#### [INPUT DATA]
:::

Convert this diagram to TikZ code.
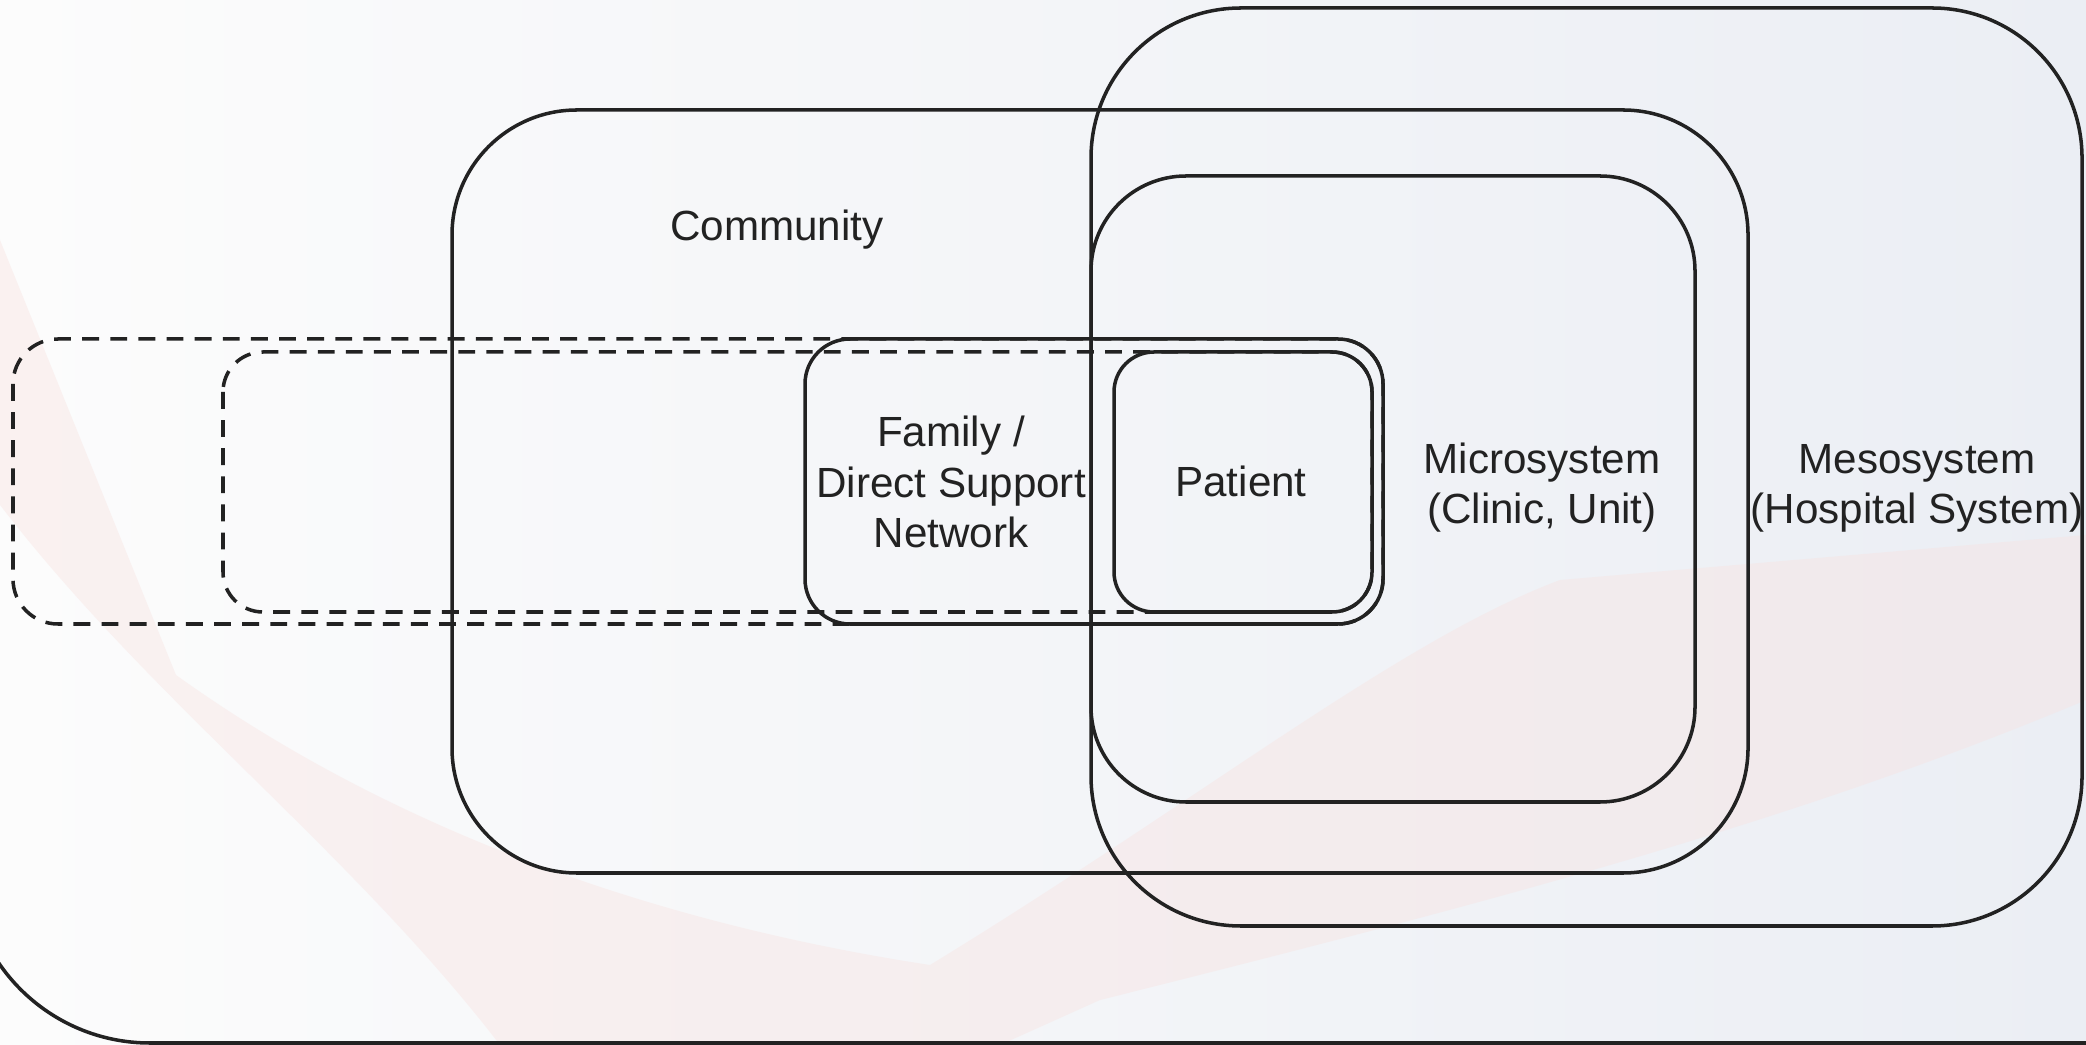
\documentclass[tikz,border=0pt]{standalone}
\usepackage{fontspec}
\setmainfont{Liberation Sans}

\definecolor{strichfarbe}{HTML}{222222}
\definecolor{hgweiss}{HTML}{FCFCFC}
\definecolor{hgblau}{HTML}{EBEEF4}
\definecolor{hgrosa}{HTML}{F8E2E0}

\begin{document}
\begin{tikzpicture}[x=0.1mm, y=-0.1mm,
        linie/.style={draw=strichfarbe, line width=1pt},
        gestrichelt/.style={linie, dash pattern=on 4.8pt off 3.2pt},
        beschriftung/.style={text=strichfarbe, font=\fontsize{12}{14.4}\selectfont, align=center, inner sep=0pt, anchor=base}]
        \useasboundingbox (0,0) rectangle (2086,1045);
        \clip (0,0) rectangle (2086,1045);

        % Hintergrund
        \shade[left color=hgweiss, right color=hgblau] (0,0) rectangle (2086,1045);
        \fill[hgrosa, opacity=.4] (0,240) -- (176,675) .. controls (420,850) and (700,930) .. (930,965)
            .. controls (1200,800) and (1400,640) .. (1560,580) -- (2086,535) -- (2086,700)
            .. controls (1800,820) and (1500,900) .. (1100,1000) -- (1000,1045) -- (500,1045)
            .. controls (350,850) and (150,700) .. (0,505) -- cycle;

        % Rahmen
        \draw[linie, rounded corners=18.3mm] (-33,1043) rectangle (2400,-400);

        % gestrichelte Verlaengerungen
        \draw[gestrichelt, rounded corners=4.5mm] (13,339) rectangle (1383,624);
        \draw[gestrichelt, rounded corners=4mm] (223,352) rectangle (1372,612);

        % Systeme
        \draw[linie, rounded corners=12.5mm] (452,110) rectangle (1748,873);
        \draw[linie, rounded corners=15mm] (1091,8) rectangle (2082,926);
        \draw[linie, rounded corners=9.5mm] (1091,176) rectangle (1695,802);
        \draw[linie, rounded corners=4.5mm] (805,339) rectangle (1383,624);
        \draw[linie, rounded corners=4mm] (1114,352) rectangle (1372,612);

        % Beschriftungen (base = letzte Zeile)
        \node[beschriftung] (gemeinde) at (777,241) {Community};
        \node[beschriftung] (familie) at (951,548) {Family /\\Direct Support\\Network};
        \node[beschriftung] (patient) at (1241,497) {Patient};
        \node[beschriftung] (mikro) at (1542,524) {Microsystem\\(Clinic, Unit)};
        \node[beschriftung] (meso) at (1917,524) {Mesosystem\\(Hospital System)};
\end{tikzpicture}
\end{document}
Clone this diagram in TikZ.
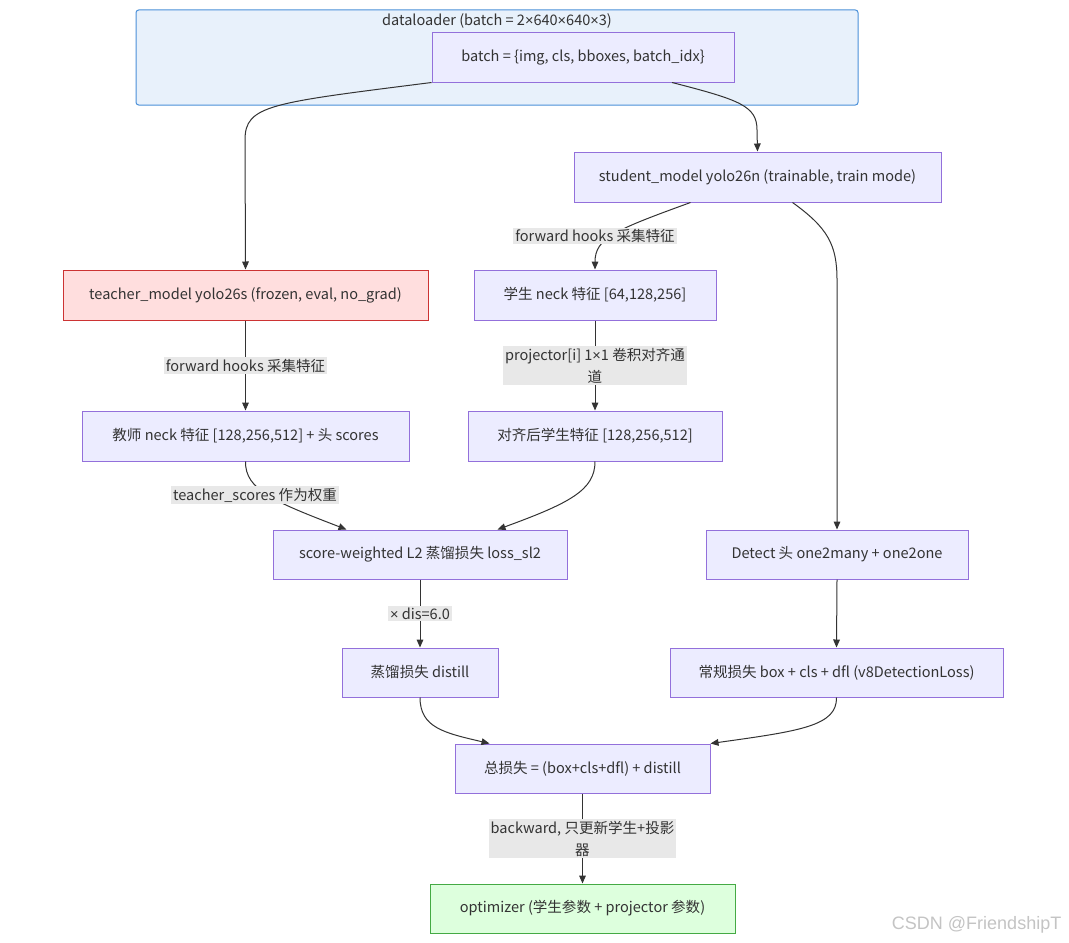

:::

#### [WHAT YOU HAVE TO DO]
Return every line above that contains the word "this".

#### [SOLVED EXERCISE]
Convert this diagram to TikZ code.
Clone this diagram in TikZ.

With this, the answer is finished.